▶ Set problem: State how many lines hold the string "this". Give the number and nothing else.

▶ Provided data:
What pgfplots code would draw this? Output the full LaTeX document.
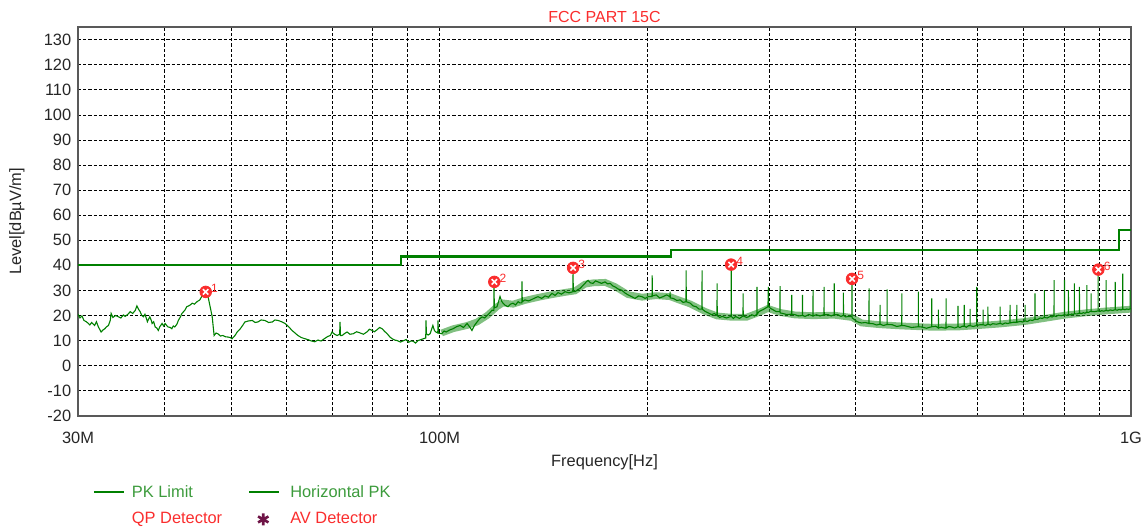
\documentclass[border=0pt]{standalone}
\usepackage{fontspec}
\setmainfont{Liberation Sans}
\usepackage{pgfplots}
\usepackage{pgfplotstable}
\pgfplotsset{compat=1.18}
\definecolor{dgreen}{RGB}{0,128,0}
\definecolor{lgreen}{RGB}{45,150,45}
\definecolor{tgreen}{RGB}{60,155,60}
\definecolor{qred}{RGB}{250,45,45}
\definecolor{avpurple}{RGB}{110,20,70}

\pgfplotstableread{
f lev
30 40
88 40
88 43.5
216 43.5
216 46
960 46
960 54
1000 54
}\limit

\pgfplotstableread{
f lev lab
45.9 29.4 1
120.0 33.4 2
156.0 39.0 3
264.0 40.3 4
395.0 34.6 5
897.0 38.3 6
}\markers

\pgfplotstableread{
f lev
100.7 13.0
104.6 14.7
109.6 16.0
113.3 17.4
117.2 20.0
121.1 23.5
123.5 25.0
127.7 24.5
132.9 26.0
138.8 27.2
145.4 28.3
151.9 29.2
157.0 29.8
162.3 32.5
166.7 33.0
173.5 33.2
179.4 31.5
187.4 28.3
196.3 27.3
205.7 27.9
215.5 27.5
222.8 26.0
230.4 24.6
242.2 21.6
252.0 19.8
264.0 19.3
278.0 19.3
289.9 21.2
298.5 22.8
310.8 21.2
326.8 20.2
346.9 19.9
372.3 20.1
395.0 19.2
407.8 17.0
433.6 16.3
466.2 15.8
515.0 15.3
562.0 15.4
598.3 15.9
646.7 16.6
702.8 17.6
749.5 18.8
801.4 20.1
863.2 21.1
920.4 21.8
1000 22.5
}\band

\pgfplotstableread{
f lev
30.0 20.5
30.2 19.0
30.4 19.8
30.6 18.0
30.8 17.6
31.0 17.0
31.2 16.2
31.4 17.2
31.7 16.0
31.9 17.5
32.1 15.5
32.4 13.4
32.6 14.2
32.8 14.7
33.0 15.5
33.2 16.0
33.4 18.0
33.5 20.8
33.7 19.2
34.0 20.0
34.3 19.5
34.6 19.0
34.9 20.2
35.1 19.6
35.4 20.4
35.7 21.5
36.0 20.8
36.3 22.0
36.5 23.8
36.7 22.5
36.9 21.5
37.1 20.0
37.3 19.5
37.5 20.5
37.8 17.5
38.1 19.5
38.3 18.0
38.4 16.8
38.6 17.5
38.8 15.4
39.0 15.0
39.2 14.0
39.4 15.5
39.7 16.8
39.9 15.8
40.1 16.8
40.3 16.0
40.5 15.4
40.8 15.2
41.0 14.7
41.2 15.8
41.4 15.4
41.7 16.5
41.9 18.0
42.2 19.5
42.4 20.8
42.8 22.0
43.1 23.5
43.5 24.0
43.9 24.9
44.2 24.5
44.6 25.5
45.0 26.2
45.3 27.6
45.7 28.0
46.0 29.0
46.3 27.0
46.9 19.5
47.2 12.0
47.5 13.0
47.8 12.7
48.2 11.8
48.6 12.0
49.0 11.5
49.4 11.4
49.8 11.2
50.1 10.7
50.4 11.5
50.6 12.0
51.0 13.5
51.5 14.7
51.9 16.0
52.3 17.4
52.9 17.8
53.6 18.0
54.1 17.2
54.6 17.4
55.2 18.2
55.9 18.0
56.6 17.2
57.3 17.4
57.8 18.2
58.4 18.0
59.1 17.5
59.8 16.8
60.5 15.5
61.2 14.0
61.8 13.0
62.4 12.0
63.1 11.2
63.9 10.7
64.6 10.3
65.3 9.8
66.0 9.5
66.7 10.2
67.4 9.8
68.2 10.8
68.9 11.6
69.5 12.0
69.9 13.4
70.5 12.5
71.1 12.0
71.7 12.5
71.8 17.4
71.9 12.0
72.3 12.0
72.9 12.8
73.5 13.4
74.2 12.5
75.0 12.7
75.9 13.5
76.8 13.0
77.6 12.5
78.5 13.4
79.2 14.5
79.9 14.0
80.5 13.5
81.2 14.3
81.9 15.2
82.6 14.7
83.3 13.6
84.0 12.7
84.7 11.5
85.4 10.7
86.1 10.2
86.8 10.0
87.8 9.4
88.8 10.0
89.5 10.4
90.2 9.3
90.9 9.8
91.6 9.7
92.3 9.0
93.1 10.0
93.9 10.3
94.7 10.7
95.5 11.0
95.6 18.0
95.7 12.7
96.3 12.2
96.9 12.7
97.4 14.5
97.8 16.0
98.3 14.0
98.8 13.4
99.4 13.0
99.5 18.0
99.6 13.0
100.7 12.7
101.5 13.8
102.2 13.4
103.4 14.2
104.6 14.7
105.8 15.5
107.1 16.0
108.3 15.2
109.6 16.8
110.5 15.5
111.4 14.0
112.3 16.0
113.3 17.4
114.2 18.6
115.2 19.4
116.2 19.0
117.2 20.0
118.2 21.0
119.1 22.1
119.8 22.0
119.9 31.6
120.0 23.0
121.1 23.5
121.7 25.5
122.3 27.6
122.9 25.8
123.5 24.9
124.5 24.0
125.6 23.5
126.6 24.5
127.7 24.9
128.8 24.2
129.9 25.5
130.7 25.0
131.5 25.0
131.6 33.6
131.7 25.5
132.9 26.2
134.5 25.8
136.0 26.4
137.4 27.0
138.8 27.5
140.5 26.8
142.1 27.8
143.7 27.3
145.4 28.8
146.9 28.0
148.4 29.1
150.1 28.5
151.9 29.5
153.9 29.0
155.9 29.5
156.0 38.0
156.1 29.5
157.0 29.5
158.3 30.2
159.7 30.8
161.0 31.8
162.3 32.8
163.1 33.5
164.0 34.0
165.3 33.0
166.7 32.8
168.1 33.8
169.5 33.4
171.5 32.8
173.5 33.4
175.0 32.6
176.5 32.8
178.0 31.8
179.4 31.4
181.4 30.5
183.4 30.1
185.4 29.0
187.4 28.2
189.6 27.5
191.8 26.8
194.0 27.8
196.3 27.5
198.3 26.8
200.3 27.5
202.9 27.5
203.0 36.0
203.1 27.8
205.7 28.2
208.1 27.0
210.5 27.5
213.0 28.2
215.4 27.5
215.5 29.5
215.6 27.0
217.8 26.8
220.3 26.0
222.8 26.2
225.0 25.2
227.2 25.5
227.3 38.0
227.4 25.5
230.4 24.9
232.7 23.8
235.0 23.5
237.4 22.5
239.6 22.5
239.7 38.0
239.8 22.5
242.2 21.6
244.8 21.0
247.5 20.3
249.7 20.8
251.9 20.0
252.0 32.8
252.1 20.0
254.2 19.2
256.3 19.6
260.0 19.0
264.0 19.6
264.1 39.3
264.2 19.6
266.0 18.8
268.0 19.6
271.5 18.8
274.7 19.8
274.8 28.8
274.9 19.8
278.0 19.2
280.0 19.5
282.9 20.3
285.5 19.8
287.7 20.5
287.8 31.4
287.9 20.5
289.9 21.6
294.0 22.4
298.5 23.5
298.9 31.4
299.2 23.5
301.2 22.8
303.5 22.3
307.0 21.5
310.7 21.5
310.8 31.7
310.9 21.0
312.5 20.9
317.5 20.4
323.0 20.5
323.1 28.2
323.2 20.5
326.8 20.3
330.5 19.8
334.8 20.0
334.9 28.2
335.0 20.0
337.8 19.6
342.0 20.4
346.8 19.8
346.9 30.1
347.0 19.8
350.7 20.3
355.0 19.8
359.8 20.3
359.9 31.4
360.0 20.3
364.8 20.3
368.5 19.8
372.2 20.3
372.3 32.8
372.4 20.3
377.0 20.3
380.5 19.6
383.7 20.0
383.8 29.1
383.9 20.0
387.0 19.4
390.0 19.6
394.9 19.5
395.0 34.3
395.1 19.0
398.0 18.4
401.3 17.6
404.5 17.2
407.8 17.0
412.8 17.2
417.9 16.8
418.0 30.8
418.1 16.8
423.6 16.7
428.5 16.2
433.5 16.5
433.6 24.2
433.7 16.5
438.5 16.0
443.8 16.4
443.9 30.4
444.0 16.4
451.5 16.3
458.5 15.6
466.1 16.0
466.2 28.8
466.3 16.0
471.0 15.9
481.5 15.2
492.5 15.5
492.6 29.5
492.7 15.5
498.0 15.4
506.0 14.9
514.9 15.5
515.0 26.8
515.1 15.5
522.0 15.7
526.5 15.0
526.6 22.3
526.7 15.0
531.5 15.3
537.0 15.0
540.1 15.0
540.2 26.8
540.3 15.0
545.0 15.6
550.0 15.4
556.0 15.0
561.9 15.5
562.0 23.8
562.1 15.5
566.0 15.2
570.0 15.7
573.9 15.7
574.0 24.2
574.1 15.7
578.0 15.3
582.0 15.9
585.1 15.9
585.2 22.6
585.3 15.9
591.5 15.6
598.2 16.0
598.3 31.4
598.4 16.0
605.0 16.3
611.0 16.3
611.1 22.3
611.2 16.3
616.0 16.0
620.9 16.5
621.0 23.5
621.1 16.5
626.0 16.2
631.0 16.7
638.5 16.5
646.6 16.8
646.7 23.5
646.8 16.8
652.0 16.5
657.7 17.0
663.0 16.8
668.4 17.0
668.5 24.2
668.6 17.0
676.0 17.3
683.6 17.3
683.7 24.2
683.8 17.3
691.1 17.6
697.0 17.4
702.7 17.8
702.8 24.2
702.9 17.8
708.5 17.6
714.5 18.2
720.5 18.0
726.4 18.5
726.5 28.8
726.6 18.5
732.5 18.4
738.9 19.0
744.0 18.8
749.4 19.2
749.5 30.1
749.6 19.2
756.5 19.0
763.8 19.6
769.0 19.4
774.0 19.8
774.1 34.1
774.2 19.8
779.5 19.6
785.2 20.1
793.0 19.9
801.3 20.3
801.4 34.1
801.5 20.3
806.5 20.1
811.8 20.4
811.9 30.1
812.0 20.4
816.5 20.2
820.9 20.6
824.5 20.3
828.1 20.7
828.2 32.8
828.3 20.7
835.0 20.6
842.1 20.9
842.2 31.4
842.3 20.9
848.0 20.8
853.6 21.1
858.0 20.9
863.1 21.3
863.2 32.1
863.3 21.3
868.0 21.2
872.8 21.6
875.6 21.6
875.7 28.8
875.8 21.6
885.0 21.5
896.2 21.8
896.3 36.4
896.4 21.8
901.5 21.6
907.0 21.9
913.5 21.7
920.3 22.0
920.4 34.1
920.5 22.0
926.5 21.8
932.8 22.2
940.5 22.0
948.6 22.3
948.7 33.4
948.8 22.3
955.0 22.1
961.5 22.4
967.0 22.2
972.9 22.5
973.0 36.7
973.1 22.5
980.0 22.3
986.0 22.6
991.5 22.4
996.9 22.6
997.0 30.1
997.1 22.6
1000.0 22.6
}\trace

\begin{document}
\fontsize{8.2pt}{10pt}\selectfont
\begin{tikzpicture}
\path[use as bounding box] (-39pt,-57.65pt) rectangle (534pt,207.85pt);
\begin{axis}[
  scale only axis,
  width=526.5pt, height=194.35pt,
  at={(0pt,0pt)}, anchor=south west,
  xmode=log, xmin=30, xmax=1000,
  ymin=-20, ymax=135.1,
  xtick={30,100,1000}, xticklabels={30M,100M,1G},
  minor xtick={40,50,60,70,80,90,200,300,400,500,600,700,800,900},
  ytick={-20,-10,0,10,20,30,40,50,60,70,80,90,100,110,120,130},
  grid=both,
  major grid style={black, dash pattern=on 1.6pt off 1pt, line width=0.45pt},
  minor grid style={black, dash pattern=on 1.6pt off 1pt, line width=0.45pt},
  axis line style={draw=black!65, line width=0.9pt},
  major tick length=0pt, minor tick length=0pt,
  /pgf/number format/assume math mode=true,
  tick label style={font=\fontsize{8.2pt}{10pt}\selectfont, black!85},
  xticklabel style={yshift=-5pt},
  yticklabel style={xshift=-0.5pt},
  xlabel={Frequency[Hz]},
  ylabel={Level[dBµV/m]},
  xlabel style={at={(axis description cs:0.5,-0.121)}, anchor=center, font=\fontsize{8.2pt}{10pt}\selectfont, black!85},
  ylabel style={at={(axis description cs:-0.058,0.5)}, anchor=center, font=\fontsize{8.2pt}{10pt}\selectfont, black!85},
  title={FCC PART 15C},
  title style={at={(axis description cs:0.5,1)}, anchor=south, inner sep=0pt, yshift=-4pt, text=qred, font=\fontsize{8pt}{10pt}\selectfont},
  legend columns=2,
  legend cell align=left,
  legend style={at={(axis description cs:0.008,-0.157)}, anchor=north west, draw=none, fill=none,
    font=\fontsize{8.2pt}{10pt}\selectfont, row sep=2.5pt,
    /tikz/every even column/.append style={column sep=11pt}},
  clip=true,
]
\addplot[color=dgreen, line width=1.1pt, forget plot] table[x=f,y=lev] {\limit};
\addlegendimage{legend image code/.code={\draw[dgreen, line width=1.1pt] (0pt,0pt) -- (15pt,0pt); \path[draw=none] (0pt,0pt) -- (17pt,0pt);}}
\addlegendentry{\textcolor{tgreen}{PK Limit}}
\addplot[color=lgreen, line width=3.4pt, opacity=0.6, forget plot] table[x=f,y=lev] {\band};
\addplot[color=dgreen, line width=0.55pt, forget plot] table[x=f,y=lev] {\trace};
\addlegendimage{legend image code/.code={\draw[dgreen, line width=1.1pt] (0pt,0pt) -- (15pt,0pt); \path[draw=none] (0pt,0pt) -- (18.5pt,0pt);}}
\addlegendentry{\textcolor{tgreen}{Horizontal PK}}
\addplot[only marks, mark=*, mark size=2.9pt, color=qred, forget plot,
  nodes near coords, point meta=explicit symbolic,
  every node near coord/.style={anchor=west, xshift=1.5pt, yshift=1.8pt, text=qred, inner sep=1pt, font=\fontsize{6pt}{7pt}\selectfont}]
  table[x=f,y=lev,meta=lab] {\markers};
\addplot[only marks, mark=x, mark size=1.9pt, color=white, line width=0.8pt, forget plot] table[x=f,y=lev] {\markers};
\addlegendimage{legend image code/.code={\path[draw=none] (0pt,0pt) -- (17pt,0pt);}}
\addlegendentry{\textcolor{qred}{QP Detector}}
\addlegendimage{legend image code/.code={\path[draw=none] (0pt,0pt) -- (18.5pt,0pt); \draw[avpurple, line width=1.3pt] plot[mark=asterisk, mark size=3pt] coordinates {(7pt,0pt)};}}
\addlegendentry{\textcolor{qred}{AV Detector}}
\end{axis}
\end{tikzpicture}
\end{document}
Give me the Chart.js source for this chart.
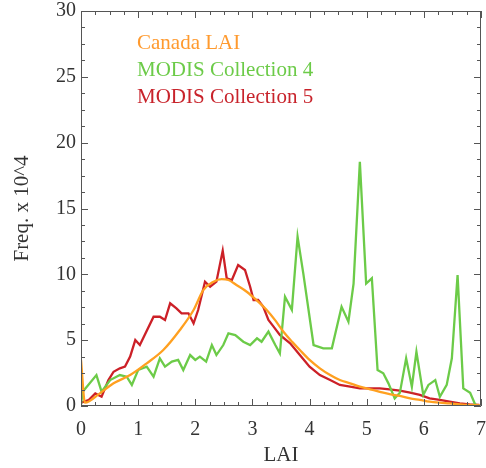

▶ Exercise response: 2